Sayangnya teknik tersebut kurang berhasil di sini. Bergerak dengan pace yang lamban koneksi yang terjalin antara ide dasar dengan berbagai alegori dan metaforis tadi terasa kurang oke. Hal tersebut terasa miris karena upaya untuk tampak misterius itu telah mengorbankan development yang seharusnya dapat terasa lebih simple dan tajam, di sini mereka justru terasa tumpul. Małgorzata Szumowska ingin penonton mengerti dari proses mengamati bersama berbagai kiasan, dia ciptakan atmosfir eerie yang oke dengan tensi yang tidak terasa buruk, visual juga terasa cantik dengan permainan warna yang terasa vivid, tapi sayangnya yang Szumowska berikan hanya akses namun tidak dengan subjek dan objek yang sangat menarik hingga akhir.

Pada akhirnya pada momen ketika Selah menggendong domba itu tidak ada sebuah “tamparan” yang terasa mantap. Cerita akan meninggalkan pintu yang terbuka lebar bagi para penonton untuk bermain dengan interpretasi mereka masing-masing, namun buat saya itu terasa kurang oke mengingat presentasi yang ia tampilkan sendiri tidak mengandung konflik atau isu dengan pesona yang menarik untuk ditelusuri lebih jauh lagi. Raffey Cassidy (Tomorrowland, The Killing of a Sacred Deersudah berusaha dengan baik menjadikan karakter Selah sebagai wanita dengan pergerakan motif yang terasa oke, namun sayangnya ia tidak dipersenjatai dengan materi yang kuat untuk dapat “mengganggu” pikiran para penonton setelahnya.

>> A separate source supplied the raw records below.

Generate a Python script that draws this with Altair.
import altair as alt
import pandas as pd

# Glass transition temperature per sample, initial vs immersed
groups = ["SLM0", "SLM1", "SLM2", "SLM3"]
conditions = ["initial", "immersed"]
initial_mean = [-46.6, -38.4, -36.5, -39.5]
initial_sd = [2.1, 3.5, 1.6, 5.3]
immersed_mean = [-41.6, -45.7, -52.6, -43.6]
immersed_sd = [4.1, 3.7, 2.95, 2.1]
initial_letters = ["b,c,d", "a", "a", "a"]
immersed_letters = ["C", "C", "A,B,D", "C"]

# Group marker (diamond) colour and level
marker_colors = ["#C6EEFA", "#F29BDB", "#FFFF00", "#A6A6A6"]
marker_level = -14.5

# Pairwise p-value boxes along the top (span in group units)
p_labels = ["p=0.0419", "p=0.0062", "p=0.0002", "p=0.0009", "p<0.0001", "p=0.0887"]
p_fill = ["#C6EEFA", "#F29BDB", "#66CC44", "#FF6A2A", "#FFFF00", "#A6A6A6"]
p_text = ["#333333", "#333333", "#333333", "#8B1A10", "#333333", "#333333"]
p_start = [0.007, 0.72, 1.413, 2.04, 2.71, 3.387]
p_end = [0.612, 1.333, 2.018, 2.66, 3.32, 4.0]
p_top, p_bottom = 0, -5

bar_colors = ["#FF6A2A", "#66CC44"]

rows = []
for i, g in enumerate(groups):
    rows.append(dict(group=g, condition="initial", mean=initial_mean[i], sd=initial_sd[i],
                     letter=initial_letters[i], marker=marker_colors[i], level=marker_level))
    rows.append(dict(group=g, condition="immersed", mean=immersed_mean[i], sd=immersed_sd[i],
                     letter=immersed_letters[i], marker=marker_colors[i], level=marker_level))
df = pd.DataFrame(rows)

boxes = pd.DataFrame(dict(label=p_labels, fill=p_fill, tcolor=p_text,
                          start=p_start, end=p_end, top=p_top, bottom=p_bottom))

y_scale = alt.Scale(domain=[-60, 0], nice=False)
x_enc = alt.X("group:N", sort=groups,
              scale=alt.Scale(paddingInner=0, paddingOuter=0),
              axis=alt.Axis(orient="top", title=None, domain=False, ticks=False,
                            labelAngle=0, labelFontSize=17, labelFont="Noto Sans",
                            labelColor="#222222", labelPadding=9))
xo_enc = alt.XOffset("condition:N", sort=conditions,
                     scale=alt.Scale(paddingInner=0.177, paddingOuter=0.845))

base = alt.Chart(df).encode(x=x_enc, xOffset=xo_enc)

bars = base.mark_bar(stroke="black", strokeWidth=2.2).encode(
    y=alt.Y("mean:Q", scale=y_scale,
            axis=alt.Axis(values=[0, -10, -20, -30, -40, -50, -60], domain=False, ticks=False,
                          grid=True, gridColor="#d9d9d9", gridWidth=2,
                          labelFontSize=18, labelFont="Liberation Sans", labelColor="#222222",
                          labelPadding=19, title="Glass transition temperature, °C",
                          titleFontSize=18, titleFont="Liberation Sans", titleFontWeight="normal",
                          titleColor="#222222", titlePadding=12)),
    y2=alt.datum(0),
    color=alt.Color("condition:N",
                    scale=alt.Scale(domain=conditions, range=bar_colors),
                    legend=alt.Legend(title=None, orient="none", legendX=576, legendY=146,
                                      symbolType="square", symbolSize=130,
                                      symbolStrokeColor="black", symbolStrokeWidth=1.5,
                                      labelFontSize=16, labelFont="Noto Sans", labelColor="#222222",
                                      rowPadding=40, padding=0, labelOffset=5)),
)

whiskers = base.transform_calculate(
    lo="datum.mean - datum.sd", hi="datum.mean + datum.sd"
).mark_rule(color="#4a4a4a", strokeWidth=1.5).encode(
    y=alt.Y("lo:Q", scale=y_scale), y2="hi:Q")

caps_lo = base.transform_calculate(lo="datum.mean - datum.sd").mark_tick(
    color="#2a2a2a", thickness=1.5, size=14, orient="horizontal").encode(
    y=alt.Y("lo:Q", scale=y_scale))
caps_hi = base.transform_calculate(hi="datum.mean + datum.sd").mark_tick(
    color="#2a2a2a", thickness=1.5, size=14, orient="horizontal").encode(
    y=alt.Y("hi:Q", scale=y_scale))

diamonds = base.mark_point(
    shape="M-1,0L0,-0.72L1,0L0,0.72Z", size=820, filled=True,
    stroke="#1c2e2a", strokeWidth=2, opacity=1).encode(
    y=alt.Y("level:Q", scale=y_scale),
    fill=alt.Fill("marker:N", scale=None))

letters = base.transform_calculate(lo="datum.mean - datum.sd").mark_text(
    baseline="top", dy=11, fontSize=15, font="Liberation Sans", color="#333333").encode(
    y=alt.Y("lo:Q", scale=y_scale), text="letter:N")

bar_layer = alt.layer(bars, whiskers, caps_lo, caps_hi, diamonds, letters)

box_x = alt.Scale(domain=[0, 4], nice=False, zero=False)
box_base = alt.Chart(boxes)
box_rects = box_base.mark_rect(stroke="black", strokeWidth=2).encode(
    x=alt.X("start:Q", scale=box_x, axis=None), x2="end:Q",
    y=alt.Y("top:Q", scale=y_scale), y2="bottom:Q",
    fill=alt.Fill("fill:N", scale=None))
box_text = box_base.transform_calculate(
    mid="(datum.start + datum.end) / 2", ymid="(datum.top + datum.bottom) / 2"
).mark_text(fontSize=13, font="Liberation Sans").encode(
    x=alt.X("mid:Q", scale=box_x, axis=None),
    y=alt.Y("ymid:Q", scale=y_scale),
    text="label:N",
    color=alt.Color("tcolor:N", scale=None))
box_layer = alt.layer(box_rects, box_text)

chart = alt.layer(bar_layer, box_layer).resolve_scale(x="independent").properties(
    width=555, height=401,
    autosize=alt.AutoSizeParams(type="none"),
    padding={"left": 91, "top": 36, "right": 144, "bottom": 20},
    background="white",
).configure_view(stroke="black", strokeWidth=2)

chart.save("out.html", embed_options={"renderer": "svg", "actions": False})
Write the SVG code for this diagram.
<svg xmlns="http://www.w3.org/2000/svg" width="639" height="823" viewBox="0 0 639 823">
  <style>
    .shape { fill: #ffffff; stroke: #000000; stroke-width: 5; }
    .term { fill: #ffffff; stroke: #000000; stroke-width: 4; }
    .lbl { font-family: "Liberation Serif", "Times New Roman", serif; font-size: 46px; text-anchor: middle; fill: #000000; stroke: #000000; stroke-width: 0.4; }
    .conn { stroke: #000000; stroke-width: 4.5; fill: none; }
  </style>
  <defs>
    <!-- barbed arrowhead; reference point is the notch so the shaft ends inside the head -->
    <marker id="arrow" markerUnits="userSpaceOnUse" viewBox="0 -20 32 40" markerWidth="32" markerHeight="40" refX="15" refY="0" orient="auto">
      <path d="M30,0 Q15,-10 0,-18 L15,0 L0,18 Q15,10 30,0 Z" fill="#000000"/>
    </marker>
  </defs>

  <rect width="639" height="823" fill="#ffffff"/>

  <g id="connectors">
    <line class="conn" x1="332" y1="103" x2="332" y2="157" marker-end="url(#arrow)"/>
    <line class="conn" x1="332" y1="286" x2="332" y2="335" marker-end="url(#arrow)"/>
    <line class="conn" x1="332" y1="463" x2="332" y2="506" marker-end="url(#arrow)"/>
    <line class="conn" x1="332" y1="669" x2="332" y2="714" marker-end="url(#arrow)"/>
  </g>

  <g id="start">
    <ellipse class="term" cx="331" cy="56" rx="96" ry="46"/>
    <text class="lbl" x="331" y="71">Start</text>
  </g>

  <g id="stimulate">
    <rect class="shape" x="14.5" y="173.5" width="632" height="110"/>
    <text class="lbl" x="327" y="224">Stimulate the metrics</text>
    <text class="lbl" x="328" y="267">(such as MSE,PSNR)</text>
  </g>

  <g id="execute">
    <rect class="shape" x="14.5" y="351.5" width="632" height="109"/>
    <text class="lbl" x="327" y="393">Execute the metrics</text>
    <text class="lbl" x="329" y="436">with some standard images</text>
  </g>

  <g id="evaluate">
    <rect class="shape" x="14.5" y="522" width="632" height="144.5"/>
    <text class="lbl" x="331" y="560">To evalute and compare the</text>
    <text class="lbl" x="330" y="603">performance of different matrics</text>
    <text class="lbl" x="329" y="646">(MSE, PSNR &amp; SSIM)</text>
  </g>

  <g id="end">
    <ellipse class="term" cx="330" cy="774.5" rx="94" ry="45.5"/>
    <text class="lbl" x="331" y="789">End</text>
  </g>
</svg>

Overall, ‘The Other Lamb’ adalah film yang kurang memuaskan. Berhasil membawa penonton bertemu dengan Selah dan kemudian membawa mereka masuk ke dalam “pikiran” wanita muda tersebut bersama dengan permainan mood dan atmosfir cerita yang oke, sayangnya ‘The Other Lamb’ tidak punya kedalaman yang menarik di bagian cerita, memiliki berbagai isu yang sebenarnya dapat menjadi provokasi yang menarik namun sayangnya tidak memiliki pesona mengintimidasi yang kuat serta kemampuan untuk “mengganggu” pikiran penonton, hal yang sangat penting dimiliki oleh film yang mencoba tampil ambigu sejak awal agar penonton dapat bermain dengan interpretasi mereka masing-masing kemudian. Segmented.